You should of hit for a press pass saying you were a official photographer for some fake paintball magazine over shores. I didn't even have to provide credentials at the St Jude's Memphis Marathon or a MLB Cardinals game I went to and got right next to the field and right on the finish line at Memphis.


----------



## IanRB (Mar 31, 2008)

68Whiskey said:


> You should of hit for a press pass saying you were a official photographer for some fake paintball magazine over shores. I didn't even have to provide credentials at the St Jude's Memphis Marathon or a MLB Cardinals game I went to and got right next to the field and right on the finish line at Memphis.

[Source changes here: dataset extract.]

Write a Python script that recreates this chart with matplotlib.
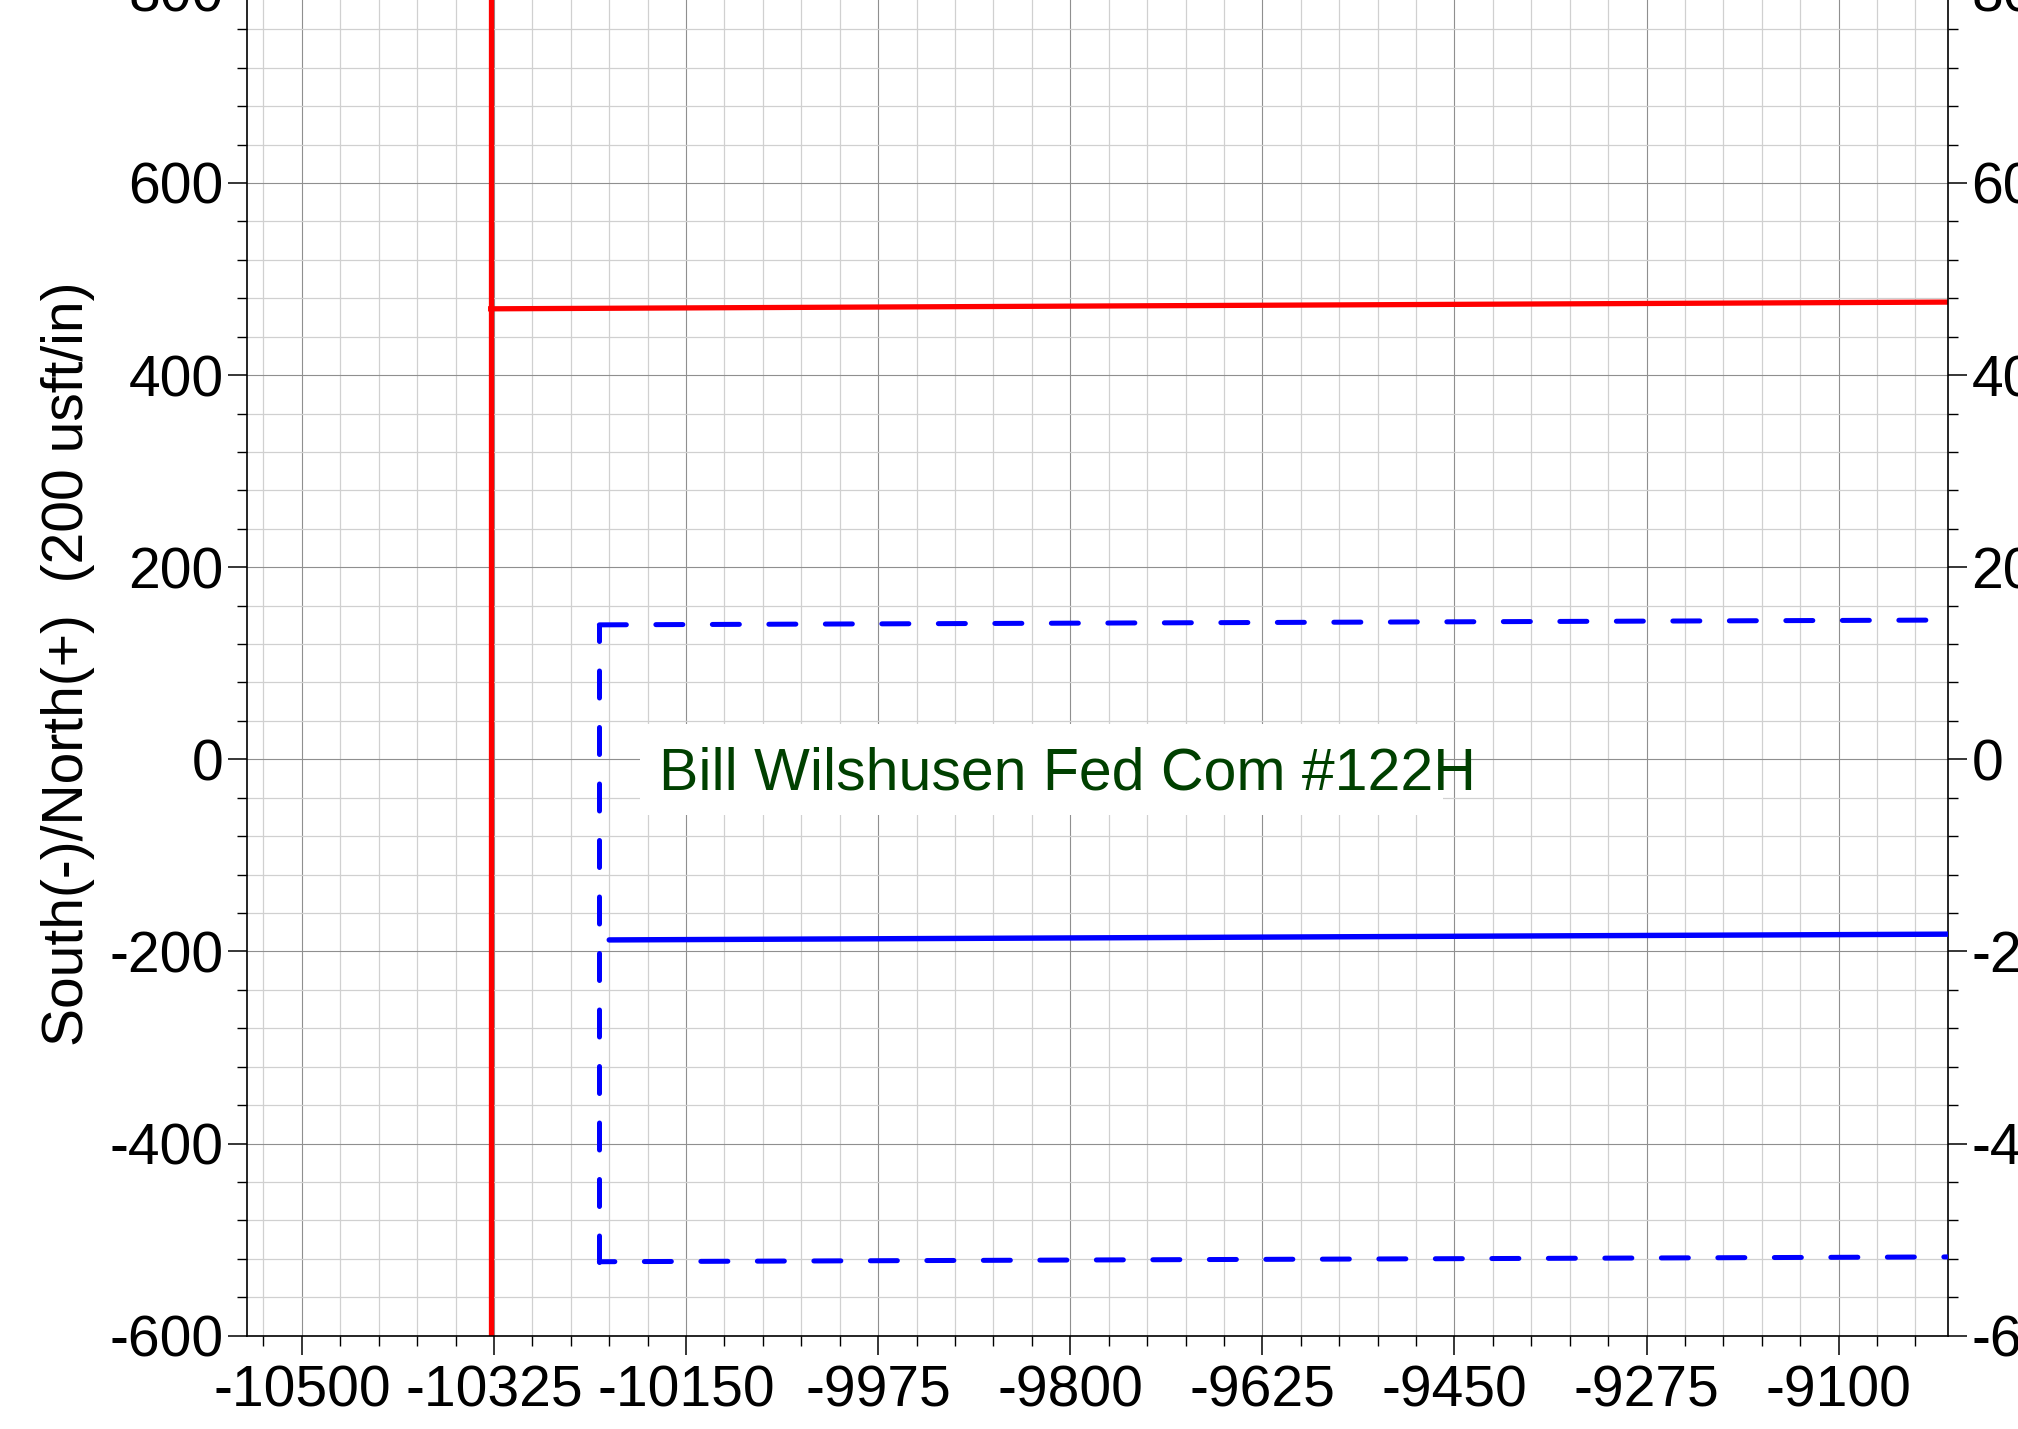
import matplotlib.pyplot as plt
from matplotlib.ticker import MultipleLocator

plt.rcParams['font.family'] = ['Liberation Sans', 'DejaVu Sans']
plt.rcParams['axes.unicode_minus'] = False

# lease line (red): vertical west line and the northern line
lease_vert_x = [-10328, -10328]
lease_vert_y = [-600, 800]
lease_north_x = [-10328, -9000]
lease_north_y = [469, 476]

# wellbore (solid blue)
well_x = [-10220, -9000]
well_y = [-188, -182]

# setback box (dashed blue): top-right, top-left, bottom-left, bottom-right
setback_x = [-9000, -10229, -10229, -9000]
setback_y = [145, 140, -523, -518]

# well name label and the white patch behind it
well_name = 'Bill Wilshusen Fed Com #122H'
label_x = -10175
label_y = -31
label_box_x = [-10192, -9460]
label_box_y = [-58, 37]

x_limits = (-10550, -9000)
y_limits = (-600, 800)

fig = plt.figure(figsize=(20.18, 14.29), dpi=100)
ax = fig.add_axes([0.1224, 0.0653, 0.8431, 0.9411])

ax.set_xlim(*x_limits)
ax.set_ylim(*y_limits)

# ticks and grid
ax.xaxis.set_major_locator(MultipleLocator(175))
ax.xaxis.set_minor_locator(MultipleLocator(35))
ax.yaxis.set_major_locator(MultipleLocator(200))
ax.yaxis.set_minor_locator(MultipleLocator(40))
ax.set_axisbelow(True)
ax.grid(which='major', color='#8f8f8f', linewidth=0.8)
ax.grid(which='minor', color='#d0d0d0', linewidth=0.9)

ax.tick_params(axis='both', which='major', length=13.7, width=1.1, labelsize=41, pad=3)
ax.tick_params(axis='both', which='minor', length=7.2, width=1.0)
ax.tick_params(axis='y', which='both', left=True, right=True, labelleft=True, labelright=True)
ax.tick_params(axis='x', which='major', pad=7)
for side in ['left', 'right', 'bottom', 'top']:
    ax.spines[side].set_linewidth(1.2)

# white patch behind the label (hides the grid)
ax.fill_between(label_box_x, label_box_y[0], label_box_y[1], color='white', linewidth=0, zorder=1.5)

# lease lines
ax.plot(lease_vert_x, lease_vert_y, color='#ff0000', linewidth=3.8, zorder=2)
ax.plot(lease_north_x, lease_north_y, color='#ff0000', linewidth=3.8, zorder=2)

# wellbore
ax.plot(well_x, well_y, color='#0000ff', linewidth=3.9, solid_capstyle='round', zorder=3)

# setback box, each side starts its own dash pattern at the west corners
dash = (5.4, 5.9)
ax.plot([setback_x[1], setback_x[0]], [setback_y[1], setback_y[0]], color='#0000ff',
        linewidth=3.6, linestyle=(0, dash), dash_capstyle='round', zorder=3)
ax.plot([setback_x[1], setback_x[2]], [setback_y[1], setback_y[2]], color='#0000ff',
        linewidth=3.6, linestyle=(2.2, dash), dash_capstyle='round', zorder=3)
ax.plot([setback_x[2], setback_x[3]], [setback_y[2], setback_y[3]], color='#0000ff',
        linewidth=3.6, linestyle=(2.3, dash), dash_capstyle='round', zorder=3)

ax.text(label_x, label_y, well_name, color='#004000', fontsize=42.5,
        ha='left', va='baseline', zorder=4)

ax.set_ylabel('South(-)/North(+)  (200 usft/in)', fontsize=41)
ax.yaxis.set_label_coords(-0.105, 0.5)
ax.yaxis.label.set_va('center')

fig.savefig('out.png', dpi=100)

I was thinking about it but i was looking at the application and i didn't see for photos but for video there is like a 1500 dollar fee to get on so i was not ready to pay that.


----------



## noob873 (Apr 1, 2008)

They're not very lenient on the photographers and stuff.  The professional paintball photographers (paintballphotography, katspix, what used to be chrono300) have to pay a good amount to shoot the events too.  I would like to try it, only paintball pictures I've done was random people or some of my friends at local fields, not like thats bad but doing an event would be cool.


----------



## 68Whiskey (Apr 1, 2008)

I have done some airsoft before, but thats about it.



noob873 said:


> They're not very lenient on the photographers and stuff. The professional paintball photographers (paintballphotography, katspix, what used to be chrono300) have to pay a good amount to shoot the events too. I would like to try it, only paintball pictures I've done was random people or some of my friends at local fields, not like thats bad but doing an event would be cool.

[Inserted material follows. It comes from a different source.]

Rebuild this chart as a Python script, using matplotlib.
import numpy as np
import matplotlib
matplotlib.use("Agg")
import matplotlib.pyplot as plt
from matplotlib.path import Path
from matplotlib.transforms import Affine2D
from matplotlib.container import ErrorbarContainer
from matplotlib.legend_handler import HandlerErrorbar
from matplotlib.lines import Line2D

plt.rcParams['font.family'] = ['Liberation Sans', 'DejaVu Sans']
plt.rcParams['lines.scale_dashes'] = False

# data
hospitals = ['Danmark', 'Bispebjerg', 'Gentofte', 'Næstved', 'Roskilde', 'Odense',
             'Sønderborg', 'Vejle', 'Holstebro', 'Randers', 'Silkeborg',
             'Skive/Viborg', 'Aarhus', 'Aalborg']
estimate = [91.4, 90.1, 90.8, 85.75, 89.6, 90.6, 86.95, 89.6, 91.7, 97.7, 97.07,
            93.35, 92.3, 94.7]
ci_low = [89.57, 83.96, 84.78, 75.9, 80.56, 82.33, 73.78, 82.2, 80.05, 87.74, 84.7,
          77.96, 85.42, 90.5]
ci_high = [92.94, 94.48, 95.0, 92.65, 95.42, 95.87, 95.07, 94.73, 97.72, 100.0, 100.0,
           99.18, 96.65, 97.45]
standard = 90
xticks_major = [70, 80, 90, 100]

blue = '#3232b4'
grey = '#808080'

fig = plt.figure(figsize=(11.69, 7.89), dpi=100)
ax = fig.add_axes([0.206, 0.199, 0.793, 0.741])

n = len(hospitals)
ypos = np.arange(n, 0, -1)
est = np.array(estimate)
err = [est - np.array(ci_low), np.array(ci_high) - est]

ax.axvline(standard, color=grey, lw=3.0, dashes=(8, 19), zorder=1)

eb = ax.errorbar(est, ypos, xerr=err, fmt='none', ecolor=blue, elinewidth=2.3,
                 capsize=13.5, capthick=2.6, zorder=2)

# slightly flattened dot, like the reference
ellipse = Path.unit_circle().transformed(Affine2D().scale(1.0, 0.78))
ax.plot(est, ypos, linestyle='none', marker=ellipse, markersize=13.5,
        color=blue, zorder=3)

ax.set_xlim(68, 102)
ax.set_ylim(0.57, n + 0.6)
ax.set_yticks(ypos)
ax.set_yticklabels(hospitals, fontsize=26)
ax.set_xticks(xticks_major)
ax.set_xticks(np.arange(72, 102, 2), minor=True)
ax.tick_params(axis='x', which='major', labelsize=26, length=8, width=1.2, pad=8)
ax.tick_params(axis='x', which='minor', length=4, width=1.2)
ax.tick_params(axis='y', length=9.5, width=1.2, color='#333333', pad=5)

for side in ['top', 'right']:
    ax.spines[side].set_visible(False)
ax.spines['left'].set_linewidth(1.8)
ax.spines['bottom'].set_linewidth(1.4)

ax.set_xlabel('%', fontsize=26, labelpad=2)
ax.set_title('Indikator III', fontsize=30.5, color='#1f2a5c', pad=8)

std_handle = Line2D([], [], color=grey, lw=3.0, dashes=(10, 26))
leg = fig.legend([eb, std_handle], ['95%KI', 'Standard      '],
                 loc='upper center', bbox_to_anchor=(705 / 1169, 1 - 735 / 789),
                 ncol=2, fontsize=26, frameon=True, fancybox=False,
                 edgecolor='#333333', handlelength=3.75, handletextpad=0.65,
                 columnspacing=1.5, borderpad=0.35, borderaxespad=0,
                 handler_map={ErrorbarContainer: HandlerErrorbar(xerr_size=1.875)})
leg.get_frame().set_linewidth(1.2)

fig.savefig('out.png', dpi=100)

I can guarantee you they are not as difficult as the IHSA to get permission to sell photos.


----------



## matt-l (Apr 1, 2008)

i miss playing 

me and friend we're suppose to go this year, but i quit playing and we never haha

the field shot would be cool without all the cleer(sp?) off the bunker.


----------



## leaving0hio (Apr 1, 2008)

matt-l said:


> i miss playing



I was thinking the same thing.  Looking through this thread really makes me want to replace the front block on my orracle with a pump kit.


----------



## matt-l (Apr 1, 2008)

^^
its sooo smooth, my buddy done it to his orracle.

Are those the chicken nuggets playing by any chance? if not that jersey is very similar lol.


----------



## IanRB (Apr 1, 2008)

leaving0hio said:


> I was thinking the same thing. Looking through this thread really makes me want to replace the front block on my orracle with a pump kit.


Yessss pump is the way to go.!







matt-l said:


> Are those the chicken nuggets playing by any chance? if not that jersey is very similar lol.



Yup it is.  My friend is on CN.  How do you know about them? Your from canada according to your profile.  Thats pretty cool though


----------



## leaving0hio (Apr 1, 2008)

So long as no one thinks a worrbladed pump is a little weird.. heh.


----------



## matt-l (Apr 2, 2008)

IanRB said:


> Yup it is.  My friend is on CN.  How do you know about them? Your from canada according to your profile.  Thats pretty cool though




i am from Canada yes, but ive always liked pump, and Pbnation has a whole CN thread/ clubs and things...plus i was playing for 2-3 years and you here alot of stuff from others lol


----------



## IanRB (Apr 2, 2008)

matt-l said:


> i am from Canada yes, but ive always liked pump, and Pbnation has a whole CN thread/ clubs and things...plus i was playing for 2-3 years and you here alot of stuff from others lol




Thats pretty cool though.  I could have probably played for them if i didn't quit.  All the guys i used to play with every week joined the team right after i stopped playing.


----------